Sam and I went to dinner at a good friend’s house in the same New Haven neighborhood my dad grew up in, on the same street. I hadn’t known her exact address, so when she told me, it sounded strangely familiar. Looking through my dad’s high school yearbook, I saw, to my amazement, that he’d grown up in the same house.
I spent the lead-up to dinner wondering if I’d feel a sense of déjà vu, or possibly a wave of the lingering energy of my beloved family members in the house they’d inhabited.
Walking up the front steps, my father’s yearbook in hand because I thought it made for a dramatic reveal, I suddenly felt the significance of the moment. I half expected my grandmother to open the door, but this being real life, it was my friend, cheerfully welcoming us in.
Characteristically uncool, I wasted no time showing off my father’s yearbook. My friend was as incredulous as I had been. From where we stood in the renovated kitchen, I pointed to the backyard garage and told her about how my dad spent a freezing cold night in it when he came home from boarding school at Thanksgiving to surprise his parents, only to discover they’d gone on vacation.
This sparked a barrage of conversations about garages, schools, a local butcher shop, the challenges of dog management, our kids, and how we’d navigated the holidays. I set my father’s yearbook on a shelf before sliding into the cozy banquette to eat dinner.

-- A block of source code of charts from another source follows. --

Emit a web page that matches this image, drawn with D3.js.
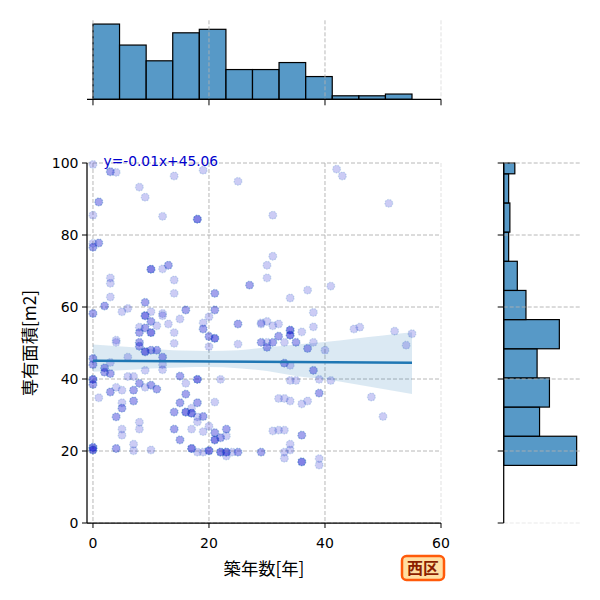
<!DOCTYPE html>
<html><head><meta charset="utf-8">
<script src="https://cdn.jsdelivr.net/npm/d3@7"></script>
<style>body{margin:0;background:#fff}svg{display:block}</style>
</head><body>
<svg id="c" width="600" height="600"></svg>
<script>
// ---- data ----
// scatter points: [築年数, 専有面積, overlap multiplicity]
const pts = [
[0,99.6,1],[3,97.6,2],[4,97.4,1],[14,96.4,1],[19,98.0,1],[25,94.9,1],[8,93.3,1],[9,90.5,1],[1,89.2,2],[0,85.5,1],
[12,85.2,1],[18,84.4,3],[0,76.6,2],[1,77.8,2],[0,77.7,1],[10,70.5,3],[12,70.6,1],[13,71.6,2],[3,68.1,1],[3,66.6,1],
[14,67.5,1],[14,63.8,1],[3,62.8,1],[21,63.8,2],[27,66.1,2],[2,60.3,2],[9,61.3,2],[0,58.2,2],[5,58.7,1],[6,59.6,1],
[9,57.6,3],[10,56.0,2],[10,58.7,1],[12,58.2,1],[12,57.6,1],[11,54.8,1],[13,55.3,1],[15,56.7,1],[16,59.2,2],[8,54.4,1],
[8,52.9,2],[9,54.2,2],[10,52.9,3],[14,52.9,1],[19,55.6,1],[19,53.9,2],[20,57.3,1],[21,59.2,2],[25,55.3,2],[29,55.3,1],
[20,51.8,2],[21,51.3,3],[4,50.8,1],[20,49.0,1],
[42,98.3,1],[43,96.4,1],[51,88.8,1],[31,85.5,1],[31,74.1,1],[30,71.6,1],[30,68.1,1],[37,64.7,1],[34,62.5,1],[41,65.8,1],
[38,58.5,1],[29,55.6,1],[30,56.0,1],[31,54.8,1],[32,55.3,1],[34,53.6,3],[34,52.2,3],[36,53.1,1],[38,54.5,1],[45,53.9,1],
[46,54.4,1],[52,53.3,1],[55,52.6,1],[32,51.9,2],
[0,45.7,2],[0,44.0,2],[4,50.2,1],[8,50.2,2],[8,49.1,2],[9,47.6,3],[10,48.0,2],[11,48.0,2],[6,46.1,1],[12,46.1,2],
[12,44.0,1],[12,42.6,1],[9,42.4,1],[2,43.1,2],[2,41.9,2],[3,41.5,2],[3,44.6,1],[6,40.7,1],[7,40.7,1],[0,39.9,3],
[0,38.5,2],[3,36.4,2],[4,37.7,1],[5,36.9,1],[7,36.9,2],[8,38.8,2],[9,37.7,1],[10,38.3,2],[11,37.2,2],[1,34.8,1],
[5,33.4,1],[5,31.9,2],[4,29.5,2],[7,33.9,2],[5,26.1,1],[5,24.4,1],[8,28.0,1],[8,26.1,1],[0,21.0,3],[0,20.3,3],
[4,20.7,2],[7,21.9,1],[7,20.1,1],[10,20.3,1],[15,40.8,2],[16,38.8,1],[18,39.9,3],[22,39.9,1],[16,35.8,2],[15,33.4,2],
[18,33.4,2],[21,33.6,1],[14,30.8,2],[16,30.8,3],[17,30.5,3],[17,31.9,1],[18,29.5,1],[18,28.1,1],[19,29.6,2],[14,26.1,2],
[17,26.1,1],[19,25.4,1],[20,26.9,1],[21,25.1,2],[21,23.1,3],[22,23.7,2],[23,26.1,2],[23,24.2,1],[15,23.1,2],[17,20.7,3],
[18,19.7,1],[19,19.7,1],[20,20.1,3],[22,19.7,3],[23,19.7,3],[23,18.6,1],[24,19.7,1],[25,19.7,2],[29,19.7,2],[14,49.9,1],
[25,49.7,1],[29,50.2,2],
[30,50.2,1],[30,48.8,2],[31,50.2,2],[33,50.2,1],[35,50.2,2],[37,48.5,2],[38,50.2,1],[40,48.0,1],[54,49.4,1],[33,44.4,2],
[34,43.8,1],[38,42.4,2],[34,39.6,1],[35,39.6,1],[39,39.9,1],[41,39.6,1],[39,36.1,2],[32,34.6,1],[33,34.6,1],[34,33.9,1],
[36,33.1,1],[37,33.9,1],[48,35.0,1],[50,29.6,1],[31,25.6,1],[32,25.8,1],[33,25.8,1],[36,24.4,2],[34,21.9,1],[34,20.3,1],
[33,19.7,1],[33,18.0,1],[36,17.0,3],[39,17.9,1],[39,16.1,1]
];
// marginal histogram of 築年数
const xBinEdges = [0,4.58,9.17,13.75,18.33,22.92,27.5,32.08,36.67,41.25,45.83,50.42,55];
const xBinCounts = [43,31,22,38,40,17,17,21,13,2,2,3];
// marginal histogram of 専有面積
const yBinEdges = [16.0,24.1,32.2,40.3,48.4,56.5,64.6,72.7,80.8,88.9,97.0,105.1];
const yBinCounts = [59,29,37,27,45,18,11,4,5,4,9];
// regression line and its confidence band
const regSlope = -0.01, regIntercept = 45.06, regXRange = [0,55];
const bandX     = [0,5,10,15,20,25,30,35,40,45,50,55];
const bandUpper = [49.6,49.0,48.4,47.9,47.8,48.0,48.8,49.6,50.3,51.2,52.1,53.0];
const bandLower = [42.0,42.4,42.9,43.2,43.3,43.0,42.2,40.8,39.9,38.6,37.2,35.8];
const xTicks = [0,20,40,60];
const yTicks = [0,20,40,60,80,100];
const xLabel = "築年数[年]", yLabel = "専有面積[m2]";
const eqText = "y=-0.01x+45.06";
const areaLabel = "西区";

// ---- drawing ----
const svg = d3.select("#c");
const L=87, R=441, T=163, B=523;
const x = d3.scaleLinear().domain([-1.03,60]).range([L,R]);
const y = d3.scaleLinear().domain([0,100]).range([B,T]);
const topB = 99.3, topT = 20.3;
const hy = d3.scaleLinear().domain([0, d3.max(xBinCounts)*1.05]).range([topB, topT]);
const rL = 503.7, rR = 580.3;
const hx = d3.scaleLinear().domain([0, d3.max(yBinCounts)*1.05]).range([rL, rR]);
const numFont = "'DejaVu Sans', sans-serif";
const jpFont = "'Noto Sans CJK JP', 'DejaVu Sans', sans-serif";
const gridCol = "#b0b0b0", dash = "4,2";
const C0 = "#1f77b4";

// main grid
const g = svg.append("g");
xTicks.forEach(t => g.append("line").attr("x1",x(t)).attr("x2",x(t)).attr("y1",T).attr("y2",B)
  .attr("stroke",gridCol).attr("stroke-width",0.9).attr("stroke-dasharray",dash).attr("opacity", t===60?0.4:1));
yTicks.forEach(t => g.append("line").attr("x1",L).attr("x2",R).attr("y1",y(t)).attr("y2",y(t))
  .attr("stroke",gridCol).attr("stroke-width",0.9).attr("stroke-dasharray",dash));

// CI band
const bandData = bandX.map((v,i)=>({x:v,lo:bandLower[i],hi:bandUpper[i]}));
g.append("path").datum(bandData)
  .attr("d", d3.area().x(d=>x(d.x)).y0(d=>y(d.lo)).y1(d=>y(d.hi)).curve(d3.curveMonotoneX))
  .attr("fill", C0).attr("fill-opacity",0.16);

// points
const flat = [];
pts.forEach(p => { for (let k=0;k<p[2];k++) flat.push(p); });
g.append("g").selectAll("circle").data(flat).join("circle")
  .attr("cx", d=>x(d[0])).attr("cy", d=>y(d[1])).attr("r",3.9)
  .attr("fill","#0000cd").attr("fill-opacity",0.2)
  .attr("stroke",C0).attr("stroke-opacity",0.2).attr("stroke-width",1.3).attr("stroke-dasharray","1.5,1.2");

// regression line
g.append("line").attr("x1",x(regXRange[0])).attr("x2",x(regXRange[1]))
  .attr("y1",y(regSlope*regXRange[0]+regIntercept)).attr("y2",y(regSlope*regXRange[1]+regIntercept))
  .attr("stroke",C0).attr("stroke-width",2.6);

// spines & ticks
const ax = svg.append("g").attr("stroke","#000");
ax.append("line").attr("x1",L).attr("x2",L).attr("y1",T).attr("y2",B).attr("stroke-width",1.25);
ax.append("line").attr("x1",L).attr("x2",R).attr("y1",B).attr("y2",B).attr("stroke-width",1.25);
xTicks.forEach(t => ax.append("line").attr("x1",x(t)).attr("x2",x(t)).attr("y1",B).attr("y2",B+5).attr("stroke-width",1));
yTicks.forEach(t => ax.append("line").attr("x1",L).attr("x2",L-5).attr("y1",y(t)).attr("y2",y(t)).attr("stroke-width",1));

const tx = svg.append("g").attr("font-family",numFont).attr("font-size",14).attr("fill","#000");
xTicks.forEach(t => tx.append("text").attr("x",x(t)).attr("y",548).attr("text-anchor","middle").text(t));
yTicks.forEach(t => tx.append("text").attr("x",L-8.5).attr("y",y(t)+5).attr("text-anchor","end").text(t));

svg.append("text").attr("x",(L+R)/2).attr("y",575).attr("text-anchor","middle")
  .attr("font-family",jpFont).attr("font-size",17.3).text(xLabel);
svg.append("text").attr("transform",`translate(36,${(T+B)/2}) rotate(-90)`).attr("text-anchor","middle")
  .attr("font-family",jpFont).attr("font-size",17.3).text(yLabel);

// equation
svg.append("text").attr("x",103.5).attr("y",166).attr("font-family",numFont).attr("font-size",13.8)
  .attr("fill","#0000cd").text(eqText);

// top marginal histogram
const tg = svg.append("g");
tg.selectAll("rect").data(xBinCounts).join("rect")
  .attr("x",(d,i)=>x(xBinEdges[i])).attr("width",(d,i)=>x(xBinEdges[i+1])-x(xBinEdges[i]))
  .attr("y",d=>hy(d)).attr("height",d=>topB-hy(d))
  .attr("fill",C0).attr("fill-opacity",0.75).attr("stroke","#000").attr("stroke-width",1.2);
xTicks.forEach(t => tg.append("line").attr("x1",x(t)).attr("x2",x(t)).attr("y1",topT).attr("y2",topB)
  .attr("stroke",gridCol).attr("stroke-width",0.9).attr("stroke-dasharray",dash).attr("opacity", t===60?0.4:1));
tg.append("line").attr("x1",L).attr("x2",R).attr("y1",topB).attr("y2",topB).attr("stroke","#000").attr("stroke-width",1.25);
xTicks.forEach(t => tg.append("line").attr("x1",x(t)).attr("x2",x(t)).attr("y1",topB).attr("y2",topB+6).attr("stroke","#000").attr("stroke-width",1));

// right marginal histogram
const rg = svg.append("g");
rg.selectAll("rect").data(yBinCounts).join("rect")
  .attr("x",rL).attr("width",d=>hx(d)-rL)
  .attr("y",(d,i)=>Math.max(T, y(yBinEdges[i+1])))
  .attr("height",(d,i)=>y(yBinEdges[i]) - Math.max(T, y(yBinEdges[i+1])))
  .attr("fill",C0).attr("fill-opacity",0.75).attr("stroke","#000").attr("stroke-width",1.2);
yTicks.forEach(t => rg.append("line").attr("x1",rL).attr("x2",rR).attr("y1",y(t)).attr("y2",y(t))
  .attr("stroke",gridCol).attr("stroke-width",0.9).attr("stroke-dasharray",dash).attr("opacity", t===0?0.3:1));
rg.append("line").attr("x1",rL).attr("x2",rL).attr("y1",T).attr("y2",B).attr("stroke","#000").attr("stroke-width",1.25);
yTicks.forEach(t => rg.append("line").attr("x1",rL).attr("x2",rL-6).attr("y1",y(t)).attr("y2",y(t)).attr("stroke","#000").attr("stroke-width",1));

// area label box
const lb = svg.append("g");
lb.append("rect").attr("x",402).attr("y",556).attr("width",42).attr("height",24).attr("rx",4.5)
  .attr("fill","#ffdfa3").attr("stroke","#ff5a0a").attr("stroke-width",2.5);
lb.append("text").attr("x",423).attr("y",574).attr("text-anchor","middle").attr("font-family",jpFont)
  .attr("font-weight","bold").attr("font-size",16).attr("fill","#8b1e00").text(areaLabel);
</script>
</body></html>
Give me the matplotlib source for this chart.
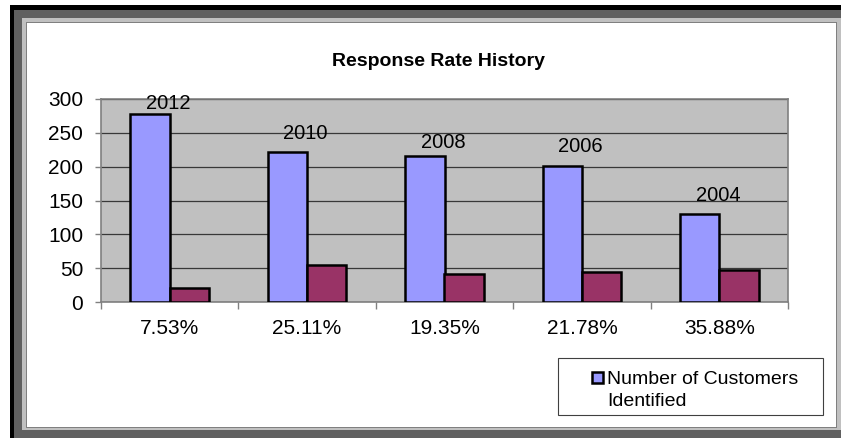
import numpy as np
import matplotlib.pyplot as plt
from matplotlib.patches import Rectangle

# values
rates = ["7.53%", "25.11%", "19.35%", "21.78%", "35.88%"]
years = ["2012", "2010", "2008", "2006", "2004"]
customers_identified = [278, 222, 216, 201, 130]
responders = [21, 55, 42, 44, 47]

plt.rcParams['font.family'] = ['Liberation Sans', 'DejaVu Sans']

W, H = 841, 438
fig = plt.figure(figsize=(W / 100, H / 100), dpi=100)


def box(x0, y0, x1, y1, color, z=-5, **kw):
    # pixel box (origin top-left) -> figure fraction
    r = Rectangle((x0 / W, 1 - y1 / H), (x1 - x0) / W, (y1 - y0) / H,
                  transform=fig.transFigure, facecolor=color, edgecolor='none',
                  zorder=z, **kw)
    fig.patches.append(r)
    return r


# the window frame around the chart
box(10, 5, 841, 438, 'black')
box(14, 10, 841, 438, '#606060')
box(22, 18, 841, 430, '#c0c0c0')
box(26, 22, 837, 428, '#808080')
box(27, 23, 836, 427, 'white')

ax = fig.add_axes([101 / W, 1 - 302 / H, 687 / W, 203 / H])
ax.set_facecolor('#c0c0c0')

x = np.arange(len(rates))
w = 0.286
ax.bar(x - w / 2, customers_identified, w, color='#9999ff', edgecolor='black',
       linewidth=1.8, zorder=3)
ax.bar(x + w / 2, responders, w, color='#993366', edgecolor='black',
       linewidth=1.8, zorder=3)

# year labels above the blue bars (gap in px between bar top and text baseline)
label_pad = [5, 13, 8, 14, 13]
for i, yr in enumerate(years):
    ax.annotate(yr, (x[i], customers_identified[i]), xytext=(-1, label_pad[i] * 0.72),
                textcoords='offset points', ha='center', va='baseline', fontsize=14.5,
                zorder=4)

ax.set_xlim(-0.5, len(rates) - 0.5)
ax.set_ylim(0, 300)
ax.set_yticks(range(0, 301, 50))
ax.yaxis.grid(True, color='#383838', linewidth=0.9)
ax.set_axisbelow(True)
ax.set_xticks(x)
ax.set_xticklabels(rates)
ax.set_xticks(np.arange(-0.5, len(rates)), minor=True)
ax.tick_params(axis='x', which='major', length=0, pad=12, labelsize=15)
ax.tick_params(axis='x', which='minor', length=4.8, color='#808080', width=1)
ax.tick_params(axis='y', length=4.3, color='#808080', width=1, pad=8.6, labelsize=15)
for s in ax.spines.values():
    s.set_color('#808080')
    s.set_linewidth(1.2)

fig.text(438 / W, 1 - 66 / H, "Response Rate History", ha='center', va='baseline',
         fontsize=14, fontweight='bold')

# legend box (only the first series is visible in the reference)
lg = box(558, 358, 823, 415, 'white', z=5)
lg.set_edgecolor('#404040')
lg.set_linewidth(0.8)
box(592, 372, 603, 383, '#9999ff', z=6, linewidth=1.8).set_edgecolor('black')
fig.text(607 / W, 1 - 384 / H, "Number of Customers", ha='left', va='baseline',
         fontsize=14, zorder=7)
fig.text(607 / W, 1 - 405.5 / H, "Identified", ha='left', va='baseline',
         fontsize=14, zorder=7)

fig.savefig('out.png', dpi=100)
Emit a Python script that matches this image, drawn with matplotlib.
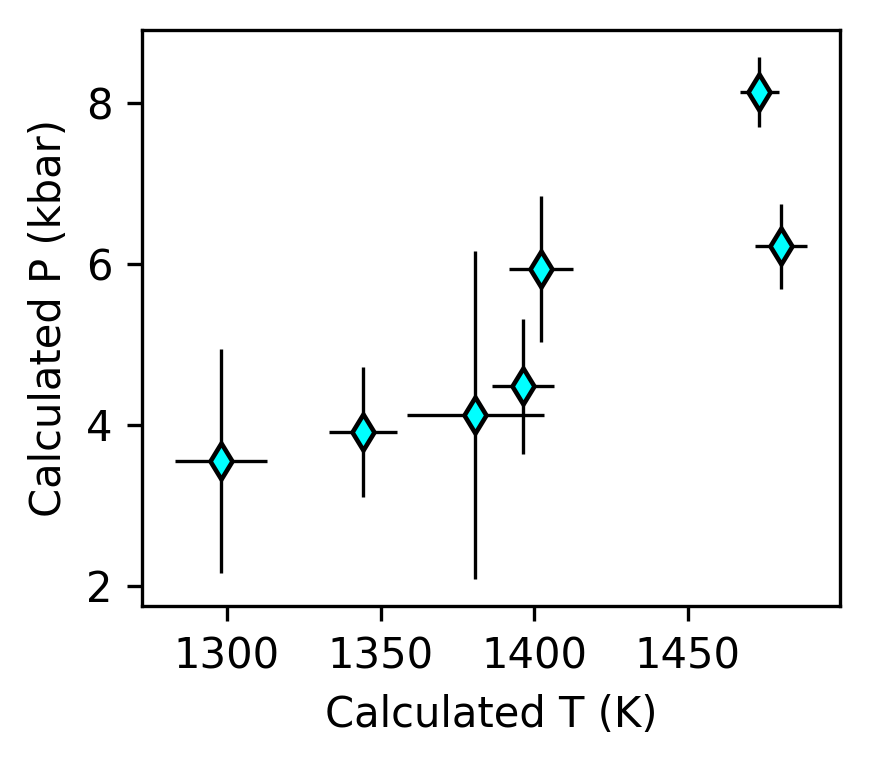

To be honest, at some point very early on I forgot about the house once being my progenitors’ because it felt so wholly and so perfectly my friend’s. My dad once bounded down the staircase, ate dinners in the formal dining room, but he and his family have, like Elvis, left the building. In her home, I felt my family lightly, not as lingering presence or wistful absence, but in the ephemeral grace of transition.